According to the NY times in reference to a new "environmental" art exhibition:
“Ecotopia,” the edifying, entertaining and ecologically aware exhibition that opened last night at the International Center of Photography, means to get your attention.

Here is a link to the NY times article. "Ecotopia". Also included is an interesting multimedia walk through.
“Ecotopia” might be described as “An Inconvenient Truth” in exhibition form. It is a tale of beauty and devastation told by nearly 40 photojournalists and artists. Their viewpoints vary, as do their subjects and forms, but you rarely escape a sense of nature’s vast, incalculable richness or of photography’s ability to do it justice. There may be no greater meeting of subject and medium.
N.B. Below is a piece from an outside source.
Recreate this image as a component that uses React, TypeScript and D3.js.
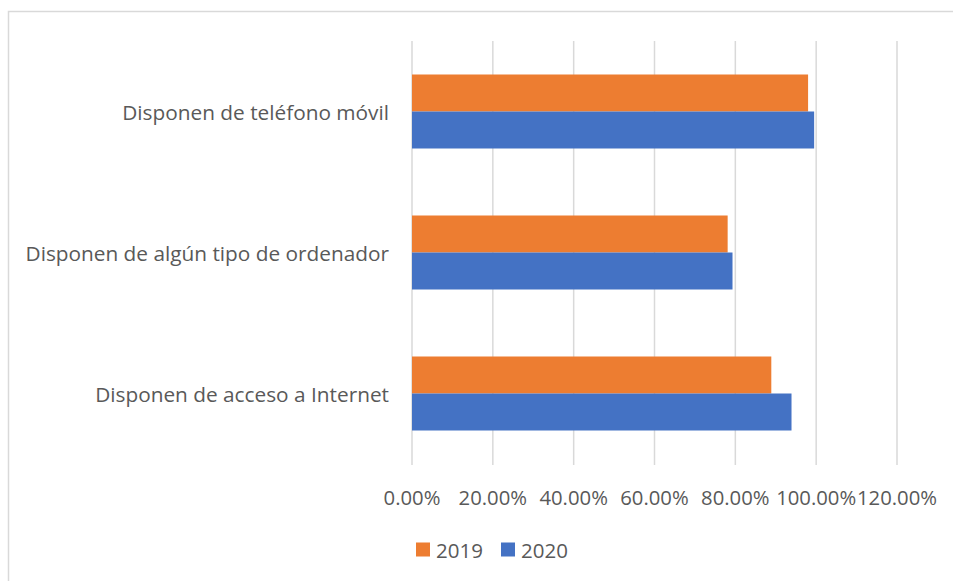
import React, { useEffect, useRef } from "react";
import * as d3 from "d3";

const categories = [
  "Disponen de teléfono móvil",
  "Disponen de algún tipo de ordenador",
  "Disponen de acceso a Internet",
];
const seriesNames = ["2019", "2020"];
const values2019 = [0.98, 0.781, 0.889];
const values2020 = [0.995, 0.793, 0.939];
const tickValues = [0, 0.2, 0.4, 0.6, 0.8, 1.0, 1.2];
const colors = ["#ED7D31", "#4472C4"];

const W = 953;
const H = 581;

export default function App() {
  const ref = useRef<SVGSVGElement>(null);

  useEffect(() => {
    const svg = d3.select(ref.current);
    svg.selectAll("*").remove();
    const font = "'Open Sans', sans-serif";
    const textColor = "#595959";

    // chart border (top and left visible)
    svg.append("rect")
      .attr("x", 8.5).attr("y", 11.5)
      .attr("width", W + 10).attr("height", H + 10)
      .attr("fill", "#fff").attr("stroke", "#d9d9d9").attr("stroke-width", 1.5);

    const x = d3.scaleLinear().domain([0, 1.2]).range([412, 897]);
    const y = d3.scaleBand().domain(categories).range([41, 464]).paddingInner(0).paddingOuter(0);
    const groupH = 74;
    const barH = groupH / 2;

    // gridlines
    svg.append("g").selectAll("line").data(tickValues).join("line")
      .attr("x1", (d) => x(d)).attr("x2", (d) => x(d))
      .attr("y1", 41).attr("y2", 465)
      .attr("stroke", "#d9d9d9").attr("stroke-width", 1.5);

    const rows = [values2019, values2020];
    rows.forEach((vals, si) => {
      svg.append("g").selectAll("rect").data(categories).join("rect")
        .attr("x", x(0))
        .attr("y", (d) => (y(d) as number) + (y.bandwidth() - groupH) / 2 + si * barH)
        .attr("width", (d, i) => x(vals[i]) - x(0))
        .attr("height", barH)
        .attr("fill", colors[si]);
    });

    // category labels
    svg.append("g").selectAll("text").data(categories).join("text")
      .attr("x", 389)
      .attr("y", (d) => (y(d) as number) + y.bandwidth() / 2)
      .attr("text-anchor", "end")
      .attr("dominant-baseline", "central")
      .attr("font-family", font).attr("font-size", 20.8)
      .attr("fill", textColor)
      .text((d) => d);

    // tick labels
    svg.append("g").selectAll("text").data(tickValues).join("text")
      .attr("x", (d) => x(d))
      .attr("y", 497)
      .attr("text-anchor", "middle")
      .attr("dominant-baseline", "central")
      .attr("font-family", font).attr("font-size", 20.3)
      .attr("fill", textColor)
      .text((d) => d3.format(".2%")(d));

    // legend
    const legendX = [416, 501];
    seriesNames.forEach((name, i) => {
      svg.append("rect")
        .attr("x", legendX[i]).attr("y", 542.5)
        .attr("width", 14).attr("height", 14)
        .attr("fill", colors[i]);
      svg.append("text")
        .attr("x", legendX[i] + 20).attr("y", 550)
        .attr("dominant-baseline", "central")
        .attr("font-family", font).attr("font-size", 20.5)
        .attr("fill", textColor)
        .text(name);
    });
  }, []);

  return (
    <svg
      ref={ref}
      width={W}
      height={H}
      style={{ position: "absolute", left: 0, top: 0, background: "#fff" }}
    />
  );
}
For environmental degradation the following exhibits appear to be spot on:
For tragedy, a small gallery offers continuous projections of the often unforgettable images made by several intrepid photojournalists. Their subjects include the black market in endangered species (Patrick Brown); the Inupiat people of Alaska, among the first victims of global warming (Gilles Mingasson); attempts to exact remediation from ChevronTexaco for waste disposal practices in the Ecuadorean Amazon (Lou Dematteis and Kayana Szymczak); the devastation of Katrina (Vincent Laforet, whose photographs were taken on assignment for The New York Times); and protests against logging in roadless American forests (Christopher LaMarca).

Perhaps I have solved my "undergraduate image" problem from two posts ago. If only I could get all my students to New York.